Concernant la nouvelle présentation des comptes des associations supports des commissariats , les premiers travaux ont porté sur l'élaboration d'un cadre commun plus lisible pour toutes les associations. La deuxième étape consiste à mettre en place une comptabilité analytique basée sur l'activité telle que décidée dans les conventions pluriannuelles d'objectifs. Cette présentation a été demandée et réalisée pour 2001 (année de la mise en oeuvre de ces conventions). Ces comptes analytiques devront faire l'objet d'un examen détaillé au moment de l'évaluation prévue au terme de la convention. Cette mesure ne produira tous ses effets qu'à partir de l'année 2003. »
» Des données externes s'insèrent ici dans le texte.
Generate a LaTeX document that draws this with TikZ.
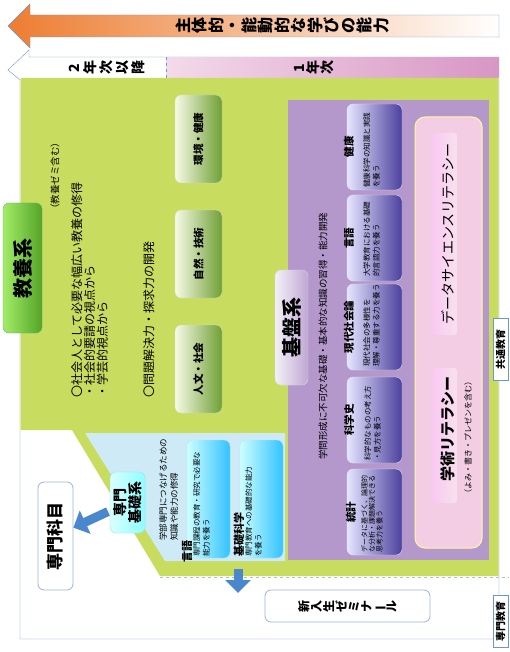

Source : JO Débats du Sénat du 21 novembre 2002, page 2788

* 26 In JO Débats du Sénat du 21 novembre 2002, page 2788.

* 27 Cette instance est composée des représentants des administrations concernées, d'un membre du Conseil national d'aménagement et de développement du territoire, d'un membre du Conseil national de l'évaluation et de deux universitaires.

* 28 Site internet du conseil national de l'évaluation.

* 29 Loi n° 95-115 du 4 février 1995 d'orientation pour l'aménagement et le développement du territoire.

* 30 In JO Débats du Sénat du 21 novembre 2002, page 2788.